--- START ---

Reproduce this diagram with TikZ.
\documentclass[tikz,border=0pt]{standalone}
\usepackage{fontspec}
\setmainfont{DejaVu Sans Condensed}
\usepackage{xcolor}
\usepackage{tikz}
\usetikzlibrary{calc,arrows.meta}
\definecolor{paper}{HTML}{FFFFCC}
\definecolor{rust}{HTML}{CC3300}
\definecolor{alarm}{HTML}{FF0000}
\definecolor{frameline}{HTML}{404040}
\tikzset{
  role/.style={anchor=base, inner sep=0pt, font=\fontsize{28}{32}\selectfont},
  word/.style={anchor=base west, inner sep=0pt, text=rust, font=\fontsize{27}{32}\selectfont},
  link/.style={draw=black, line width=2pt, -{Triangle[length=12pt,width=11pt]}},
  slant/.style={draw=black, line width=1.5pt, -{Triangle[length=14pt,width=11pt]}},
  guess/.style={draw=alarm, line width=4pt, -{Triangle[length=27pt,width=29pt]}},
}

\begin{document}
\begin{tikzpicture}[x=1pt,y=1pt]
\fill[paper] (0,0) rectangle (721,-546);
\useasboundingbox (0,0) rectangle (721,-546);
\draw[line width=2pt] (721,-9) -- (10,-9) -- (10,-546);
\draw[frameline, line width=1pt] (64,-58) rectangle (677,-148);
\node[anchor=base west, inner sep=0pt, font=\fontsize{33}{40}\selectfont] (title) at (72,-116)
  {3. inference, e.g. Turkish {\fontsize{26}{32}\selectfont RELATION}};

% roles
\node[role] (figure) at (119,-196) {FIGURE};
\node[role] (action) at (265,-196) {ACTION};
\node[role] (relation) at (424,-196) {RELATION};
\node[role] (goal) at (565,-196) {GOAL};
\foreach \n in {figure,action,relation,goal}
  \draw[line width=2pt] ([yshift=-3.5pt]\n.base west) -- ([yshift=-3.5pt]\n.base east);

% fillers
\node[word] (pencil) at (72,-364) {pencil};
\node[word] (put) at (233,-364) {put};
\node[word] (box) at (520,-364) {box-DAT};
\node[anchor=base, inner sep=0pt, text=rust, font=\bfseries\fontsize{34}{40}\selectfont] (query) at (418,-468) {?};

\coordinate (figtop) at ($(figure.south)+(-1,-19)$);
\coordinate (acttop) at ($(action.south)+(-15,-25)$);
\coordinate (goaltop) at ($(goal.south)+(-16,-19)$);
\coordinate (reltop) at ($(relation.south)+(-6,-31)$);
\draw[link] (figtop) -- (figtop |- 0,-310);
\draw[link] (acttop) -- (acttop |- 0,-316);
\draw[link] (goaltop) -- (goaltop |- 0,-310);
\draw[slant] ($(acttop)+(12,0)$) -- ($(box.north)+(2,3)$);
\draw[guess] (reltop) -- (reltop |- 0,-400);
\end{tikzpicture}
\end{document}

--- END ---
--- START ---

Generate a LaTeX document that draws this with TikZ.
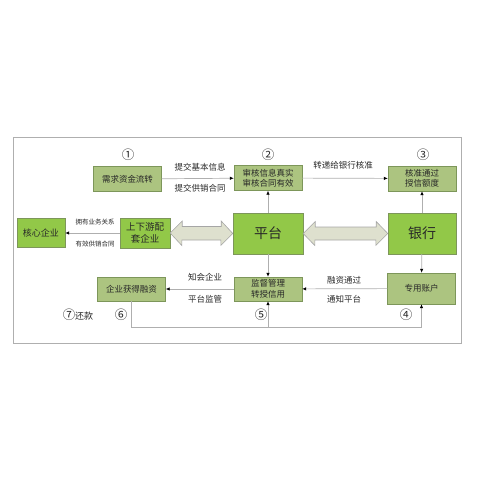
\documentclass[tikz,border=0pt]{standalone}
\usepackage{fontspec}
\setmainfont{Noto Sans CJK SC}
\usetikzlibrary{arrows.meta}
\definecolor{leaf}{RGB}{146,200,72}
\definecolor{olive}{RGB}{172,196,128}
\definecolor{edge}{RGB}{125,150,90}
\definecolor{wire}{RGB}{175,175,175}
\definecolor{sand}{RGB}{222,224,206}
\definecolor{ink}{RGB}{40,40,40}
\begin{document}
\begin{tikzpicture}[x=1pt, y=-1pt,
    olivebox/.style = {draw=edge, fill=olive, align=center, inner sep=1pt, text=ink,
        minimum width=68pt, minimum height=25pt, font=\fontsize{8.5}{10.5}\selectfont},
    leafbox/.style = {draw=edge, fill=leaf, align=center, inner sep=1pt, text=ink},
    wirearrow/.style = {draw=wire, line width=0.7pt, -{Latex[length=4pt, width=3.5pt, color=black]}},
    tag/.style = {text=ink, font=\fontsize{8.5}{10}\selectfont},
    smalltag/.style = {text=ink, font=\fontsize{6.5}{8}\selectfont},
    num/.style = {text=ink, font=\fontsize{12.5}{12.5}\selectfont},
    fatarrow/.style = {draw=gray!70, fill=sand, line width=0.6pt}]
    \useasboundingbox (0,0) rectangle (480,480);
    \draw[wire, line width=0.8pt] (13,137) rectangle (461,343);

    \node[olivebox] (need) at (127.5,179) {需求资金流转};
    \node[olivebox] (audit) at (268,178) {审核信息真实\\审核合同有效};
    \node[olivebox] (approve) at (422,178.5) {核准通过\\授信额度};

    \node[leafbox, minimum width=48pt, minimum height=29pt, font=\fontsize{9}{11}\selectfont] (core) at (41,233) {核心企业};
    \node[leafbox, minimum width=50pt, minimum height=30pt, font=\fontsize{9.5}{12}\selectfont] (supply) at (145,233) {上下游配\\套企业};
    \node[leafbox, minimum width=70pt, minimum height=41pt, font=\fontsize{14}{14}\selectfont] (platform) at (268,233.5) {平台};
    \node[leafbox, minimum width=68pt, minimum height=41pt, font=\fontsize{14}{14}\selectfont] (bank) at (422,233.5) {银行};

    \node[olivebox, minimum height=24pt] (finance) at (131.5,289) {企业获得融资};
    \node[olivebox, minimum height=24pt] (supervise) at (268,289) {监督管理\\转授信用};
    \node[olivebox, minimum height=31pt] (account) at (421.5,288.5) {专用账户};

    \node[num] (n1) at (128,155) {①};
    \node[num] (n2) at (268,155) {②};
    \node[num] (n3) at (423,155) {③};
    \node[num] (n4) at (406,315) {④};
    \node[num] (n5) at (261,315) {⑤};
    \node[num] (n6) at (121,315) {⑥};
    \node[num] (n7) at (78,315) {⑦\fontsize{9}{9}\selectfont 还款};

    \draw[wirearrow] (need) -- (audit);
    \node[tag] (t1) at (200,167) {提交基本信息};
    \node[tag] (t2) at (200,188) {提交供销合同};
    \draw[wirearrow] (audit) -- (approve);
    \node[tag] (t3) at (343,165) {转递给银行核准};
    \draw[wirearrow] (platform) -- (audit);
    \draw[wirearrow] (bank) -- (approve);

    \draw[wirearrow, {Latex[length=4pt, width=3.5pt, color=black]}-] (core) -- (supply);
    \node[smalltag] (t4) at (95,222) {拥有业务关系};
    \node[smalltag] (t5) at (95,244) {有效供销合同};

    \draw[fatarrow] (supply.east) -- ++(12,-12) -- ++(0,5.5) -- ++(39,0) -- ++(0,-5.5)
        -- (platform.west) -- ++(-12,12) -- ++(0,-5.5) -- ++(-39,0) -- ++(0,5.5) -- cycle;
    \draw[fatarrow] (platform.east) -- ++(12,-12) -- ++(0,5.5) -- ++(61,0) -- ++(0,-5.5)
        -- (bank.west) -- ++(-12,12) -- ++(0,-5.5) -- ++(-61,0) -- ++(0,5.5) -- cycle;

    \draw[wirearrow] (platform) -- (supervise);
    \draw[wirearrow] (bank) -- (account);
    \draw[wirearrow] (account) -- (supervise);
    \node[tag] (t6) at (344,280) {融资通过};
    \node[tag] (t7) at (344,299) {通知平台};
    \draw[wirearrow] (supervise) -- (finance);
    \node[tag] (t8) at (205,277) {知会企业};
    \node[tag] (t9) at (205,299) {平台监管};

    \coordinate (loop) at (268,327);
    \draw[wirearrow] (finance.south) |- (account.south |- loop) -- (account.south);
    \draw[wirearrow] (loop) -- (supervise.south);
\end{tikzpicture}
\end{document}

--- END ---

## SET EXERCISE
Reproduce exactly the section that begins with the line containing "Generate a LaTeX" and ends with the line containing "(13,137) rectangle (461,343);". Both boundary lines belong in the copy, but pictures do not.

## OUTPUT OF THE EXERCISE
Generate a LaTeX document that draws this with TikZ.
\documentclass[tikz,border=0pt]{standalone}
\usepackage{fontspec}
\setmainfont{Noto Sans CJK SC}
\usetikzlibrary{arrows.meta}
\definecolor{leaf}{RGB}{146,200,72}
\definecolor{olive}{RGB}{172,196,128}
\definecolor{edge}{RGB}{125,150,90}
\definecolor{wire}{RGB}{175,175,175}
\definecolor{sand}{RGB}{222,224,206}
\definecolor{ink}{RGB}{40,40,40}
\begin{document}
\begin{tikzpicture}[x=1pt, y=-1pt,
    olivebox/.style = {draw=edge, fill=olive, align=center, inner sep=1pt, text=ink,
        minimum width=68pt, minimum height=25pt, font=\fontsize{8.5}{10.5}\selectfont},
    leafbox/.style = {draw=edge, fill=leaf, align=center, inner sep=1pt, text=ink},
    wirearrow/.style = {draw=wire, line width=0.7pt, -{Latex[length=4pt, width=3.5pt, color=black]}},
    tag/.style = {text=ink, font=\fontsize{8.5}{10}\selectfont},
    smalltag/.style = {text=ink, font=\fontsize{6.5}{8}\selectfont},
    num/.style = {text=ink, font=\fontsize{12.5}{12.5}\selectfont},
    fatarrow/.style = {draw=gray!70, fill=sand, line width=0.6pt}]
    \useasboundingbox (0,0) rectangle (480,480);
    \draw[wire, line width=0.8pt] (13,137) rectangle (461,343);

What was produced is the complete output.